Challenge |
Copy each line that contains the string "matplotlib".

Data in this exercise |
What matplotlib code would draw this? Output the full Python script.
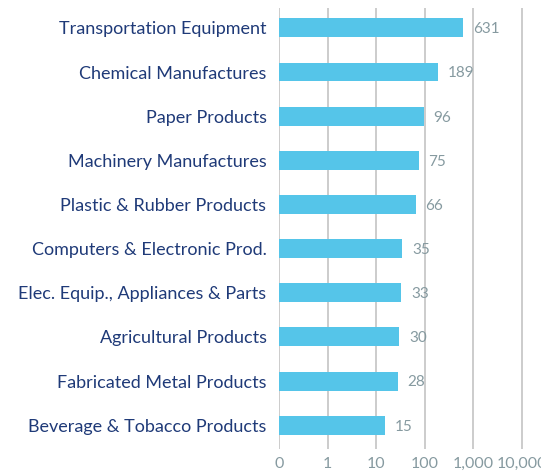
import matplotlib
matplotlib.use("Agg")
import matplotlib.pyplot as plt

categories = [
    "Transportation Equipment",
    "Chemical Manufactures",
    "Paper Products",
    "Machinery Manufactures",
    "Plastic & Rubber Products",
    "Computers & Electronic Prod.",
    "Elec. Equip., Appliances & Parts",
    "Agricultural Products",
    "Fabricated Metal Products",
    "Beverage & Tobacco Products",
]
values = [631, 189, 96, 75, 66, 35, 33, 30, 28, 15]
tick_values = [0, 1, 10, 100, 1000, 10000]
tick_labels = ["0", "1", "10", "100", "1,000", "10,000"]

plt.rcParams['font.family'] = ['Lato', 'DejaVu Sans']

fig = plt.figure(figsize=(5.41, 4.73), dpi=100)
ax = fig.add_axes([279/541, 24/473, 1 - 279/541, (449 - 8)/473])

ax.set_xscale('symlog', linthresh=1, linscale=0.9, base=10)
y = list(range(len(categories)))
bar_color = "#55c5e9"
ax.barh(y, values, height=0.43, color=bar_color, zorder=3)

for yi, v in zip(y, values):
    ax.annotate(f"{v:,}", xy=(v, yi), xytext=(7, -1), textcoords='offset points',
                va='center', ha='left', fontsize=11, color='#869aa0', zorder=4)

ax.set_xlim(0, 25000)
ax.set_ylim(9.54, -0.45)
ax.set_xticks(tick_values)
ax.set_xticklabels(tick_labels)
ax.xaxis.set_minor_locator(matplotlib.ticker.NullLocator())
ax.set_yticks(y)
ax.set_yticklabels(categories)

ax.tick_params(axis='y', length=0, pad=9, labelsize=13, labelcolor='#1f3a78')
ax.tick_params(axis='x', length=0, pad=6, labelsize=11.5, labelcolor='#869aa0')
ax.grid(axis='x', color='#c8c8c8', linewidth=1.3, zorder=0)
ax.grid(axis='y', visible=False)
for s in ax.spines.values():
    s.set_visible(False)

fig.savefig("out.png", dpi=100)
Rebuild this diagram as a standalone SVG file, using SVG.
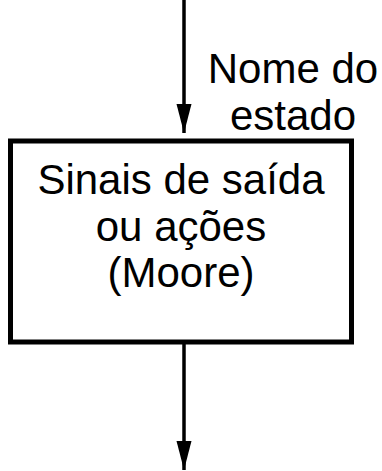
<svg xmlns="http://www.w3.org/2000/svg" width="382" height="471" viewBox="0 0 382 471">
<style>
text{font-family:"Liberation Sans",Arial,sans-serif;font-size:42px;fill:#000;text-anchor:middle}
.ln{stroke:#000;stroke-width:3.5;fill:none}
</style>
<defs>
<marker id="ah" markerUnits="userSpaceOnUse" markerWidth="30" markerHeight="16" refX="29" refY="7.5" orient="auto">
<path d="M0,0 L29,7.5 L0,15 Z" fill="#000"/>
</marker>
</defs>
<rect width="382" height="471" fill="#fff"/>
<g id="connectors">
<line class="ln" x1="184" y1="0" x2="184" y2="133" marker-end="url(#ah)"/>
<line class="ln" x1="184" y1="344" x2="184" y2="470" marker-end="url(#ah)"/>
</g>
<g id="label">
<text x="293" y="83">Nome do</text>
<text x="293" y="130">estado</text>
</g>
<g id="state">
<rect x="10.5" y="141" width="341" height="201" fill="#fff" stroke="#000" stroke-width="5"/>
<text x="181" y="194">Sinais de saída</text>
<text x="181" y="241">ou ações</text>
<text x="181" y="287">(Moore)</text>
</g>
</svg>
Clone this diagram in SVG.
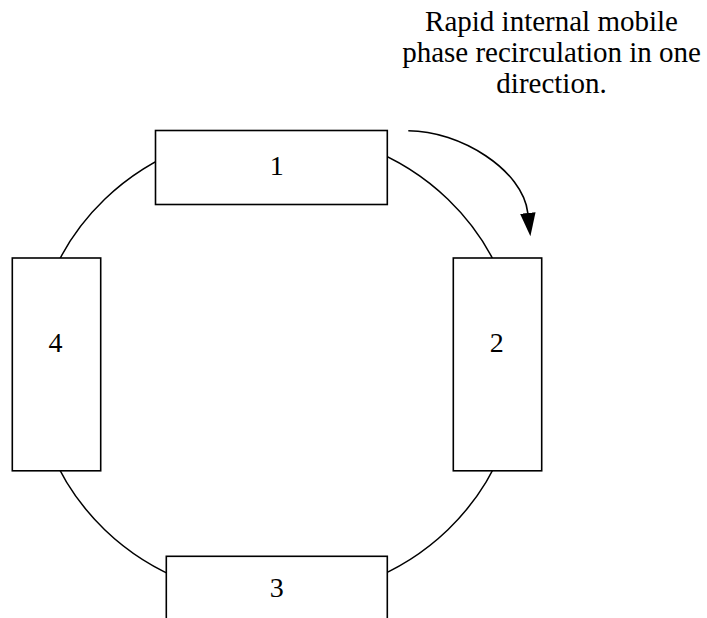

Final result |
What matplotlib code would draw this? Output the full Python script.
import matplotlib
matplotlib.use("Agg")
import matplotlib.pyplot as plt
ax.xaxis.set_minor_locator(matplotlib.ticker.NullLocator())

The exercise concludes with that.